- Presented by: Linda Dano Nancy Glass Jerry Penacoli Dee Kelly Dorothy Lucey Rolonda Watts
- Country of origin: United States
- Original language: English

Production
- Executive producer: Gae Morris
- Producer: Theresa Coffino
- Running time: 60 minutes

Original release
- Network: Lifetime
- Release: October 6, 1986 – December 1992

= Attitudes (talk show) =

Attitudes is an American television talk show on Lifetime that aired from October 6, 1986 to December 1992. Hosted originally by Linda Dano and Nancy Glass, it was taped before a live studio audience at EUE Screen Gems Studios, 222 East 44th Street in New York City. Glass was replaced by singer Dee Kelly following the show's second season, as Glass left to host the nationally syndicated primetime magazine show This Evening. The show then moved to Kaufman Astoria Studios in Queens. Dano's co-host later changed once more, with Jerry Penacoli, who is now host of Extra. The show by this time had evolved into more of a tabloid talk format. Dano, uncomfortable with the changes, left the show. Penacoli was subsequently fired from the show. Both were replaced with Dorothy Lucey and Rolonda Watts as the new co-hosts. The show's audience, unable to accept the loss of Dano as well as disliking the change in format, quickly dropped off and Attitudes was canceled soon after.
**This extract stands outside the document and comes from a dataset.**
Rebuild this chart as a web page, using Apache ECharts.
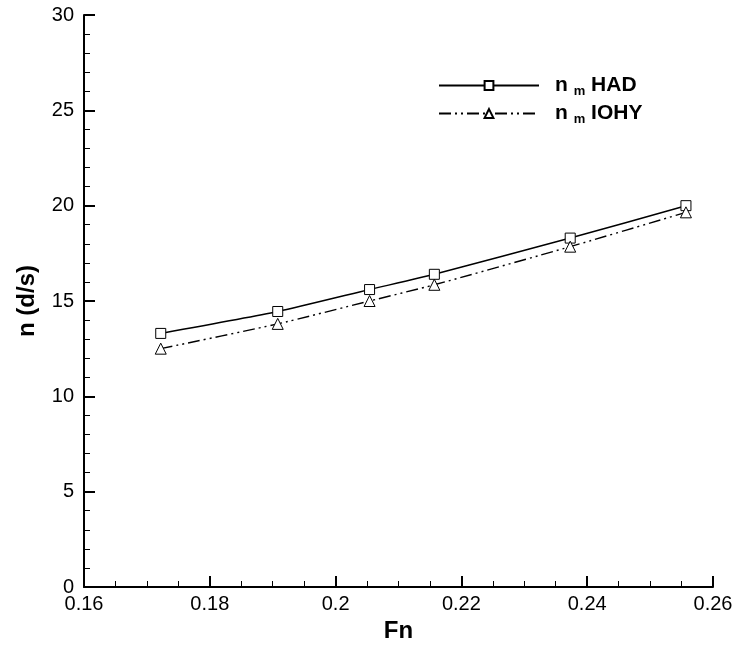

Attitudes was the first national talk show hosted by two women and was written about during its tenure in such publications as The New York Times and Vogue and parodied on Saturday Night Live with Nora Dunn as Dano and Jan Hooks as Kelly. With its first hosts, Linda Dano and Nancy Glass, the show was nominated for a Daytime Emmy in the category of Outstanding Talk Show but lost to Sally Jessy Raphael's eponymous Sally. They were the first cable hosts to be nominated in this category.

The show featured numerous celebrity guests from the worlds of entertainment, fashion, and politics. One of the stranger episodes of the show, featuring an incredibly flexible 84-year-old woman, Barbara Moseley, was famously featured in the music video for the Coldplay song "The Hardest Part." The band was digitally inserted into the footage.